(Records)

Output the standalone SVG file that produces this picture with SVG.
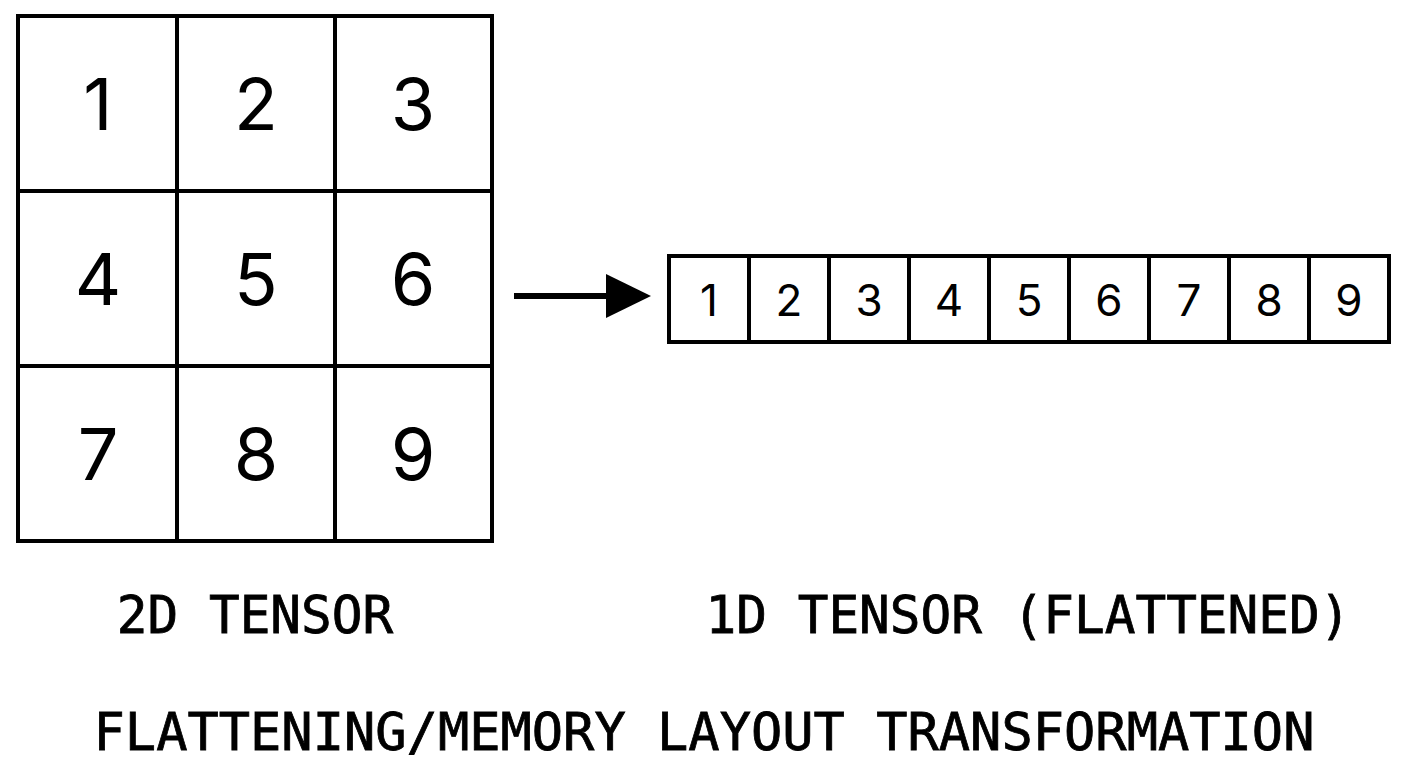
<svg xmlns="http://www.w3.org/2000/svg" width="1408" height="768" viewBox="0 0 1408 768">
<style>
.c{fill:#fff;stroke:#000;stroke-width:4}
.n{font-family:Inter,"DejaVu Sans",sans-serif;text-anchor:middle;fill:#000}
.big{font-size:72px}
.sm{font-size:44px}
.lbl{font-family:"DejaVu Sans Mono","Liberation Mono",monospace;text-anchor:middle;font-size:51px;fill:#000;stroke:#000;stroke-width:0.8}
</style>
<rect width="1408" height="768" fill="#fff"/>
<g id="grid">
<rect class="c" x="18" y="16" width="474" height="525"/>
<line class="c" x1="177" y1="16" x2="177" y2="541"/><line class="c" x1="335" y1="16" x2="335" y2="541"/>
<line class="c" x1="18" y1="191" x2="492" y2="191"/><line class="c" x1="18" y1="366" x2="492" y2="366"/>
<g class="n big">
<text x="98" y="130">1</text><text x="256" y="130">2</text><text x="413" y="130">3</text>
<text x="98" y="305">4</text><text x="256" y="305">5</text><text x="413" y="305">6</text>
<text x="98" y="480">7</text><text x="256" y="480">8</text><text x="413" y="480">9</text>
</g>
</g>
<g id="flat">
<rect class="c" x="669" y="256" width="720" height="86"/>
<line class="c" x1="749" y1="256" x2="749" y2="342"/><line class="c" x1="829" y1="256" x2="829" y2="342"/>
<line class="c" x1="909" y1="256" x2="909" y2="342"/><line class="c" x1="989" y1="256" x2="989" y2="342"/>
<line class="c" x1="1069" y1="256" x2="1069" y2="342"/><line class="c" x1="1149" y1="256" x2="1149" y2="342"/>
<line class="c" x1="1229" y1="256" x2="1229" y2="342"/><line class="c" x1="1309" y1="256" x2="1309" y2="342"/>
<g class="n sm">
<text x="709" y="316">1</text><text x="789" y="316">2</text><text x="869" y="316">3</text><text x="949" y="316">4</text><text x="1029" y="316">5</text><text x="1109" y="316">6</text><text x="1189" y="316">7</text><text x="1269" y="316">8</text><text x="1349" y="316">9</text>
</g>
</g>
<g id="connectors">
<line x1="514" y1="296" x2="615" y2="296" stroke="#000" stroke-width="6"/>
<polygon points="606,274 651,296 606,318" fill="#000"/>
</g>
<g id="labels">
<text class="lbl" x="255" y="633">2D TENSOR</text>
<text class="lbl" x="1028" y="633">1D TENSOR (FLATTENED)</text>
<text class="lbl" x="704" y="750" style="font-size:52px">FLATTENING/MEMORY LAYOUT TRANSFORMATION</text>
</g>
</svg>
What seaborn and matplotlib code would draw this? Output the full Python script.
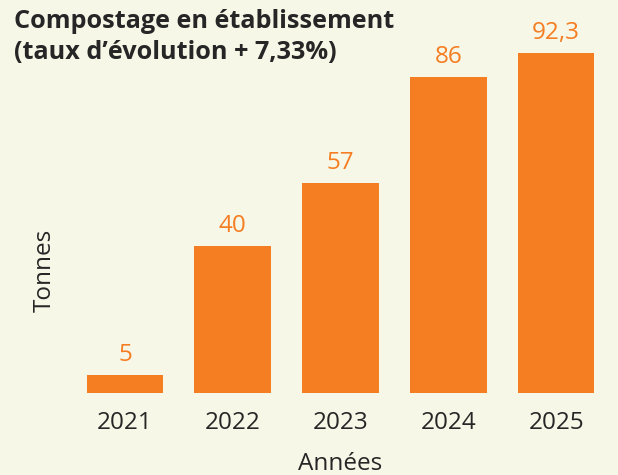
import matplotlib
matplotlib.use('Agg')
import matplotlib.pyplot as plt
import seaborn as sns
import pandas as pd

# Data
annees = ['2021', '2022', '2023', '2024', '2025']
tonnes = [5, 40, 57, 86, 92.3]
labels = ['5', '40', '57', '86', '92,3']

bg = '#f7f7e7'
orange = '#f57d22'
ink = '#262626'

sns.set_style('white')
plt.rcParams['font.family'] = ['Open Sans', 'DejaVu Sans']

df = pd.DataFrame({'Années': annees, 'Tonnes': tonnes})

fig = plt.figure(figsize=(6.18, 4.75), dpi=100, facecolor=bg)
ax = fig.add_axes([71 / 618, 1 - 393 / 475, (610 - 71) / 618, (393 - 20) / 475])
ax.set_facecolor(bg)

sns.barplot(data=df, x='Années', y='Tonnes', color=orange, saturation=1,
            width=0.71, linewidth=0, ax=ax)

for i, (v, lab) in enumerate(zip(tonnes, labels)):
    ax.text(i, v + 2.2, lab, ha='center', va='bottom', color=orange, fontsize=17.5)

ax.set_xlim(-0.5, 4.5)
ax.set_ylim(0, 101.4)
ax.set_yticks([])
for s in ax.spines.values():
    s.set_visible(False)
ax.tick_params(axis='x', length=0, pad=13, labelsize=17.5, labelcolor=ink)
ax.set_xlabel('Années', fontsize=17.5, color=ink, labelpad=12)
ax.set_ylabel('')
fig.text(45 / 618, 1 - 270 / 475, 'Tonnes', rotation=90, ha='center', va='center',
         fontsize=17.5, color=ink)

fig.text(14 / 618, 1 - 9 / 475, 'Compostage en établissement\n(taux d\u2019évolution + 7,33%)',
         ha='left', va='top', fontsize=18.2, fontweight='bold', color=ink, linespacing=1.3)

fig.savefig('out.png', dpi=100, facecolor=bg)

→ **EXERCISE OBJECTIVE**
Quote verbatim the final run of lines in the material above, from the line that contains "What seaborn and" through the very last line, excluding any pictures.

→ **TASK RESULT**
What seaborn and matplotlib code would draw this? Output the full Python script.
import matplotlib
matplotlib.use('Agg')
import matplotlib.pyplot as plt
import seaborn as sns
import pandas as pd

# Data
annees = ['2021', '2022', '2023', '2024', '2025']
tonnes = [5, 40, 57, 86, 92.3]
labels = ['5', '40', '57', '86', '92,3']

bg = '#f7f7e7'
orange = '#f57d22'
ink = '#262626'

sns.set_style('white')
plt.rcParams['font.family'] = ['Open Sans', 'DejaVu Sans']

df = pd.DataFrame({'Années': annees, 'Tonnes': tonnes})

fig = plt.figure(figsize=(6.18, 4.75), dpi=100, facecolor=bg)
ax = fig.add_axes([71 / 618, 1 - 393 / 475, (610 - 71) / 618, (393 - 20) / 475])
ax.set_facecolor(bg)

sns.barplot(data=df, x='Années', y='Tonnes', color=orange, saturation=1,
            width=0.71, linewidth=0, ax=ax)

for i, (v, lab) in enumerate(zip(tonnes, labels)):
    ax.text(i, v + 2.2, lab, ha='center', va='bottom', color=orange, fontsize=17.5)

ax.set_xlim(-0.5, 4.5)
ax.set_ylim(0, 101.4)
ax.set_yticks([])
for s in ax.spines.values():
    s.set_visible(False)
ax.tick_params(axis='x', length=0, pad=13, labelsize=17.5, labelcolor=ink)
ax.set_xlabel('Années', fontsize=17.5, color=ink, labelpad=12)
ax.set_ylabel('')
fig.text(45 / 618, 1 - 270 / 475, 'Tonnes', rotation=90, ha='center', va='center',
         fontsize=17.5, color=ink)

fig.text(14 / 618, 1 - 9 / 475, 'Compostage en établissement\n(taux d\u2019évolution + 7,33%)',
         ha='left', va='top', fontsize=18.2, fontweight='bold', color=ink, linespacing=1.3)

fig.savefig('out.png', dpi=100, facecolor=bg)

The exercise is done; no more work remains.